▶ **Data shown**
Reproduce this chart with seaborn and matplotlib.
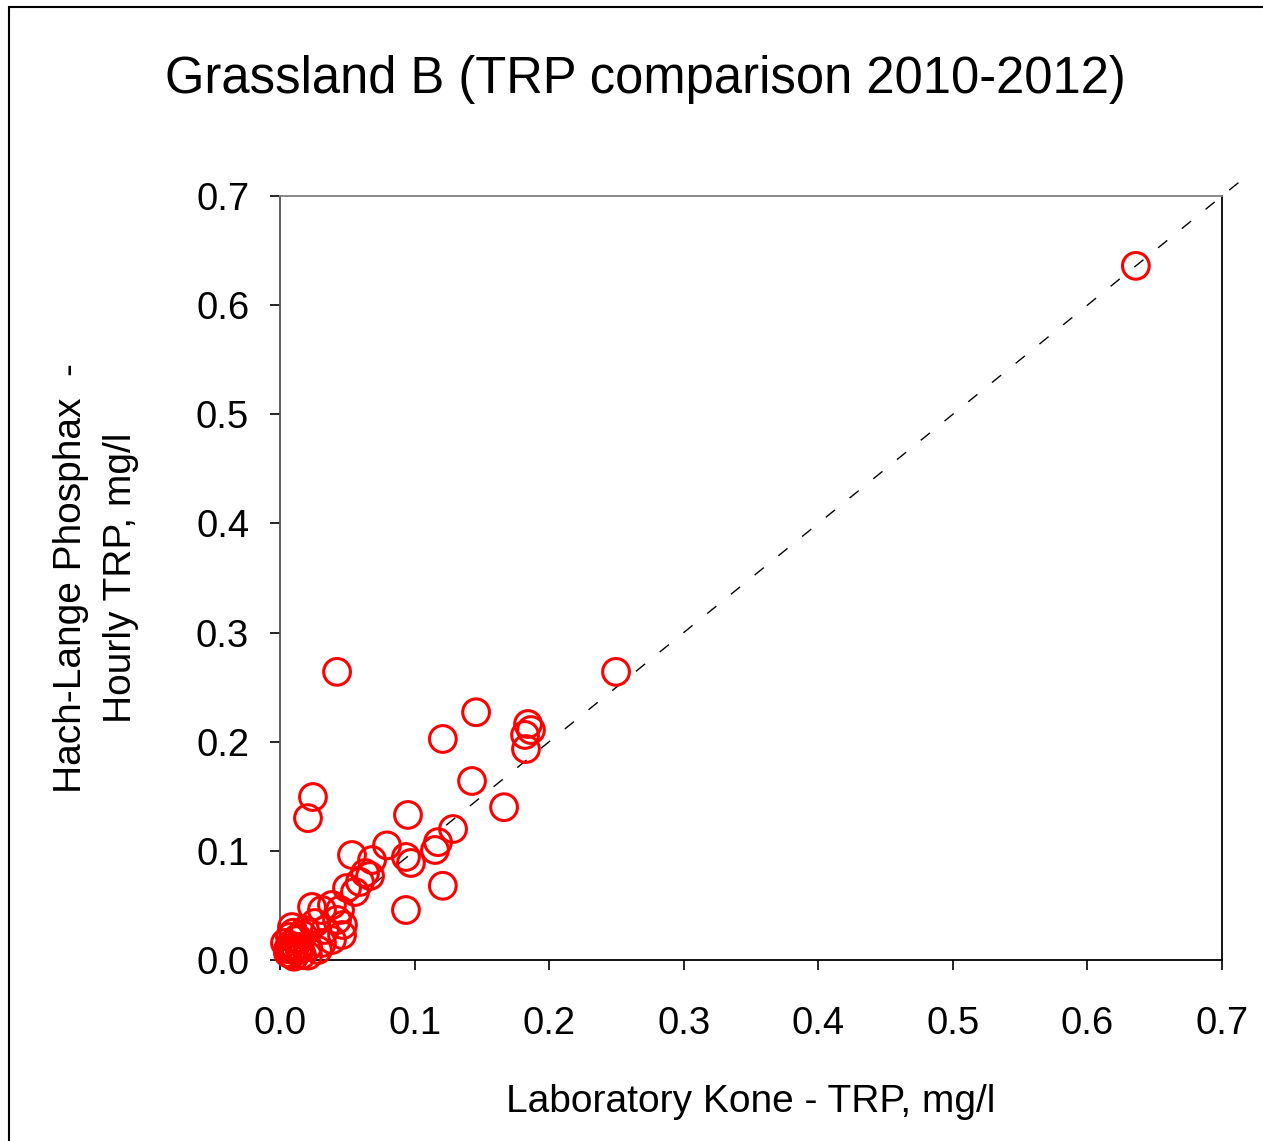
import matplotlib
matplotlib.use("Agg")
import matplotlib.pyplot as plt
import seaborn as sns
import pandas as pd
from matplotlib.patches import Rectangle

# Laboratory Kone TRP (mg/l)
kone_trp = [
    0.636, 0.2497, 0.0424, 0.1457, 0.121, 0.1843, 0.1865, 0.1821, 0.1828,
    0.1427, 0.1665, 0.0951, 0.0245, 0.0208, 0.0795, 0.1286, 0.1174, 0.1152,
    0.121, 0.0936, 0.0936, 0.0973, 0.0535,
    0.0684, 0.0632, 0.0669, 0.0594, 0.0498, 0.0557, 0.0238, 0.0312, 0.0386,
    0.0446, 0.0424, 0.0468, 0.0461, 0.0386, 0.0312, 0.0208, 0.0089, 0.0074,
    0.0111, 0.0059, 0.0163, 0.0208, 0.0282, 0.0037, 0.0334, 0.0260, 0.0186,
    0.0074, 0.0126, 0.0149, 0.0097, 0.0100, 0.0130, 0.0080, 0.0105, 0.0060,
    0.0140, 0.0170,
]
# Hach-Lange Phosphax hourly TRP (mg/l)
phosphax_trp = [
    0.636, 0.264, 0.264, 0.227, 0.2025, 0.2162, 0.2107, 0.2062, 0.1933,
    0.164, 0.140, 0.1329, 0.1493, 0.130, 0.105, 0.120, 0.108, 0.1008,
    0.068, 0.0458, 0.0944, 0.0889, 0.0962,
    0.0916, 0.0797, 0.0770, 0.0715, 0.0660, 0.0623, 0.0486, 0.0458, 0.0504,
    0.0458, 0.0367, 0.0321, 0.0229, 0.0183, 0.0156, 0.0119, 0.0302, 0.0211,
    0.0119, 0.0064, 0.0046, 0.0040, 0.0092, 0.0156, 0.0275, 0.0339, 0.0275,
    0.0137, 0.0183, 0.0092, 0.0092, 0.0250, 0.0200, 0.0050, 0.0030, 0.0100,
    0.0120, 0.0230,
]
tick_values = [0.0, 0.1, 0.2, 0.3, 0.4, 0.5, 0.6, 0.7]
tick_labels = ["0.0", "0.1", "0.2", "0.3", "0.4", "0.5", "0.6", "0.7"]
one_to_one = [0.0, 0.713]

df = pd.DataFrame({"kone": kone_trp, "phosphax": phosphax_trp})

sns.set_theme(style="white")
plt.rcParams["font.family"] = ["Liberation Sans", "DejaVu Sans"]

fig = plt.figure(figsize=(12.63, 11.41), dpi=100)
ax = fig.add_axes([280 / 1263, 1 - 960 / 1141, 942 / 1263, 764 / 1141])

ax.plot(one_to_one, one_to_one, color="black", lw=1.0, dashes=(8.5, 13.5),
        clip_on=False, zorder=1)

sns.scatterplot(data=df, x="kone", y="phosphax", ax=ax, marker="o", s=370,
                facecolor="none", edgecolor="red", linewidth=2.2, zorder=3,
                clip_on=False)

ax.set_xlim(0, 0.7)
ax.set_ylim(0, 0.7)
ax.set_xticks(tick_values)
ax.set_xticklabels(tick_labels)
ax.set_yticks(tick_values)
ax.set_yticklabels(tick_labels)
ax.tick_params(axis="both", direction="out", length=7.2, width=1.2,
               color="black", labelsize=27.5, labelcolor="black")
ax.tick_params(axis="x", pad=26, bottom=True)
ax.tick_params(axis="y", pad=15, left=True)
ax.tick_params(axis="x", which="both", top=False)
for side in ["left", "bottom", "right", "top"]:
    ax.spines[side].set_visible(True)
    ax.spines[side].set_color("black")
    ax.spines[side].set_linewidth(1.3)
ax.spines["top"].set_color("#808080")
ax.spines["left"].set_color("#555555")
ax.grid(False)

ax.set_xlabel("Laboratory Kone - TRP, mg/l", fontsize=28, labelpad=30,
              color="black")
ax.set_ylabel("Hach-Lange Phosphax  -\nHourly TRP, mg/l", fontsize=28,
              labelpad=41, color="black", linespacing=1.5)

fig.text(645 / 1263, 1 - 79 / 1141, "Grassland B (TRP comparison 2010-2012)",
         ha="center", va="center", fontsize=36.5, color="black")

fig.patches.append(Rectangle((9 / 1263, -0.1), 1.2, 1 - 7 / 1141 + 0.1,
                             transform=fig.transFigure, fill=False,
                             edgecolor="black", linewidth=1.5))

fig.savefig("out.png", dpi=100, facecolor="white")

▶ **Task goal**
Review the material and copy each line in which the word "matplotlib" appears.

▶ **Result of this task**
Reproduce this chart with seaborn and matplotlib.
import matplotlib
matplotlib.use("Agg")
import matplotlib.pyplot as plt
from matplotlib.patches import Rectangle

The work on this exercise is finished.